Despite growing awareness of these harms, the global demand for plastic continues to rise. The petrochemical sector now drives oil demand more than transportation, and plastic production is expected to account for nearly half of fossil fuel growth by 2050. This trajectory underscores the urgency of rethinking plastic’s role in society.

Fortunately, promising solutions are emerging. Bioplastics, for example, offer alternatives to traditional petrochemical plastics. Zeoform, made from cellulose and water, provides a biodegradable option for applications ranging from furniture to construction. Researchers at the Wyss Institute have also developed chitosan-based plastics derived from shrimp shells, which are lightweight, strong, and biodegradable.

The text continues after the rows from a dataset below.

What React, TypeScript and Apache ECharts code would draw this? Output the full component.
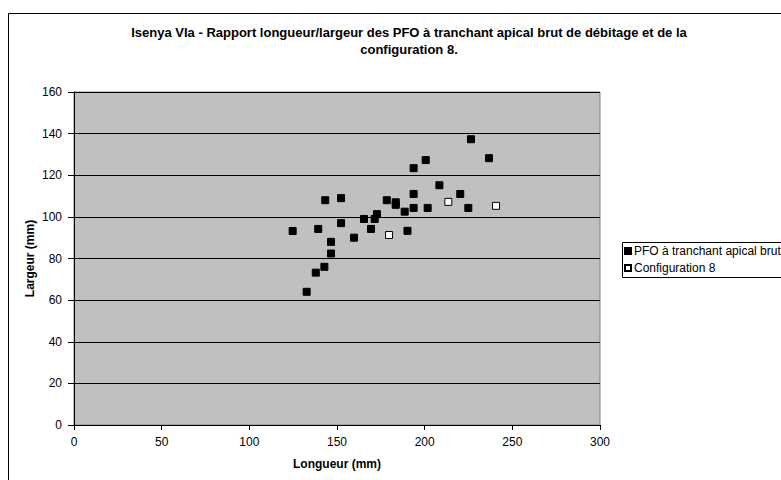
import React, { useEffect, useRef } from "react";
import * as echarts from "echarts";

const titleLines = [
  "Isenya VIa - Rapport longueur/largeur des PFO à tranchant apical brut de débitage et de la",
  "configuration 8.",
];
const xAxisTitle = "Longueur (mm)";
const yAxisTitle = "Largeur (mm)";
const seriesNames = ["PFO à tranchant apical brut de débitage", "Configuration 8"];

const pfoLongueur = [
  124.7, 132.7, 137.9, 139.3, 142.8, 143.3, 146.6, 146.6, 152.3, 152.3,
  159.7, 165.4, 169.4, 171.5, 172.8, 178.4, 183.5, 183.5, 188.6, 190.2,
  193.7, 193.7, 193.7, 200.6, 201.7, 208.4, 220.3, 224.9, 226.4, 236.7,
];
const pfoLargeur = [
  93.2, 64, 73.2, 94.2, 76, 108, 88, 82.4, 109, 97,
  90, 99, 94.2, 99, 101.3, 108, 107, 105.8, 102.5, 93.3,
  123.4, 111, 104.3, 127.3, 104.3, 115.2, 111, 104.3, 137.3, 128.2,
];
const configLongueur = [179.7, 213.5, 240.7];
const configLargeur = [91.3, 107.2, 105.3];

export default function App() {
  const ref = useRef<HTMLDivElement>(null);
  useEffect(() => {
    if (!ref.current) return;
    const chart = echarts.init(ref.current, undefined, { renderer: "svg" });
    const font = "Arial, 'Liberation Sans', sans-serif";
    chart.setOption({
      animation: false,
      backgroundColor: "#ffffff",
      textStyle: { fontFamily: font },
      title: {
        text: titleLines.join("\n"),
        left: 404,
        top: 19,
        textAlign: "center",
        textStyle: { fontSize: 13, fontWeight: "bold", color: "#000", lineHeight: 17, fontFamily: font },
      },
      graphic: [
        {
          type: "rect",
          shape: { x: 8.5, y: 13.5, width: 800, height: 500 },
          style: { fill: "none", stroke: "#000", lineWidth: 1 },
          silent: true,
          z: -1,
        },
        {
          type: "rect",
          shape: { x: 622.5, y: 242.5, width: 200, height: 35 },
          style: { fill: "#fff", stroke: "#000", lineWidth: 1 },
          silent: true,
          z: 1,
        },
      ],
      legend: {
        orient: "vertical",
        left: 619,
        top: 240,
        itemWidth: 6,
        itemHeight: 6,
        itemGap: 5,
        icon: "rect",
        z: 5,
        textStyle: { fontSize: 12, lineHeight: 12, color: "#000", fontFamily: font, padding: [0, 0, 0, -2] },
        data: seriesNames,
      },
      grid: {
        left: 74,
        top: 92,
        width: 526,
        height: 333,
        show: true,
        backgroundColor: "#c0c0c0",
        borderColor: "#808080",
        borderWidth: 1,
      },
      xAxis: {
        type: "value",
        min: 0,
        max: 300,
        interval: 50,
        name: xAxisTitle,
        nameLocation: "middle",
        nameGap: 33,
        nameMoveOverlap: false,
        nameTextStyle: { fontSize: 12, fontWeight: "bold", color: "#000", fontFamily: font },
        axisLine: { show: true, lineStyle: { color: "#000", width: 1 } },
        axisTick: { show: true, inside: false, length: 5, lineStyle: { color: "#000" } },
        axisLabel: { fontSize: 12, color: "#000", margin: 11, fontFamily: font },
        splitLine: { show: false },
      },
      yAxis: {
        type: "value",
        min: 0,
        max: 160,
        interval: 20,
        name: yAxisTitle,
        nameLocation: "middle",
        nameGap: 38,
        nameMoveOverlap: false,
        nameTextStyle: { fontSize: 12, fontWeight: "bold", color: "#000", fontFamily: font },
        axisLine: { show: true, lineStyle: { color: "#000", width: 1 } },
        axisTick: { show: true, inside: false, length: 6, lineStyle: { color: "#000" } },
        axisLabel: { fontSize: 12, color: "#000", margin: 12, fontFamily: font },
        splitLine: { show: true, lineStyle: { color: "#000", width: 1 } },
      },
      series: [
        {
          name: seriesNames[0],
          type: "scatter",
          symbol: "rect",
          symbolSize: 7,
          itemStyle: { color: "#000", borderColor: "#000", borderWidth: 1, opacity: 1 },
          data: pfoLongueur.map((x, i) => [x, pfoLargeur[i]]),
        },
        {
          name: seriesNames[1],
          type: "scatter",
          symbol: "rect",
          symbolSize: 7,
          itemStyle: { color: "#fff", borderColor: "#000", borderWidth: 1, opacity: 1 },
          data: configLongueur.map((x, i) => [x, configLargeur[i]]),
        },
      ],
    });
    return () => chart.dispose();
  }, []);
  return (
    <div
      ref={ref}
      style={{ position: "absolute", left: 0, top: 0, width: 781, height: 480 }}
    />
  );
}
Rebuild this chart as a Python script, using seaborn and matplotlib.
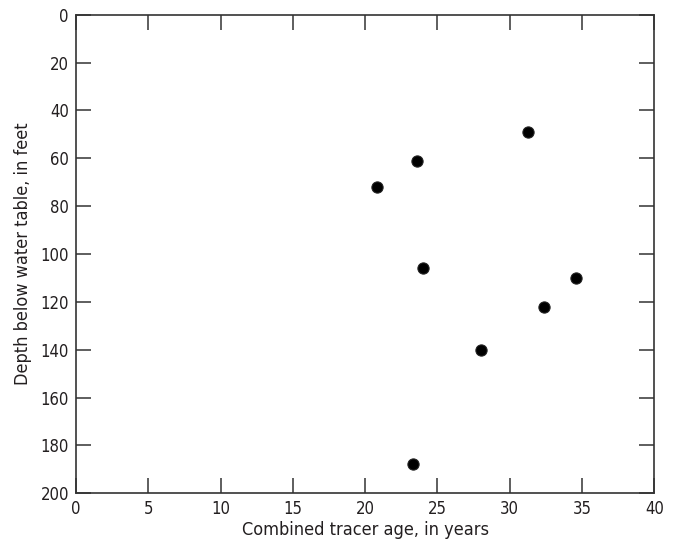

Biocomposites are transforming building envelopes in architecture. The European Commission’s BioBuild project created facade panels from natural fibers and bio-polyester, cutting embodied energy in half compared to conventional systems. Meanwhile, companies like Newlight Technologies use greenhouse gases as feedstock, producing carbon-negative plastics like AirCarbon that sequester CO₂ during manufacturing.
Recycling innovations are also gaining momentum. The Good Plastic Company, for instance, repurposes polystyrene waste into durable architectural panels, while ByFusion’s compact machines convert mixed plastic trash into building blocks for walls and landscaping. These second-life strategies divert plastic from landfills and provide tangible solutions to the global waste crisis.
Plastic’s evolution mirrors humanity’s aspirations for innovation and convenience—but it must also reflect our commitment to sustainability. The next generation of polymers should not only mimic life’s resilience and adaptability but also its capacity for regeneration. This means designing materials with their entire lifecycle in mind, from renewable feedstocks to safe disposal.
Plastic can still fulfill its original promise as a revolutionary material—but only if it aligns with ecological systems rather than disrupting them. By steering its development toward biocompatibility and circularity, we can transform plastic into a tool for progress that supports, rather than endangers, planetary life.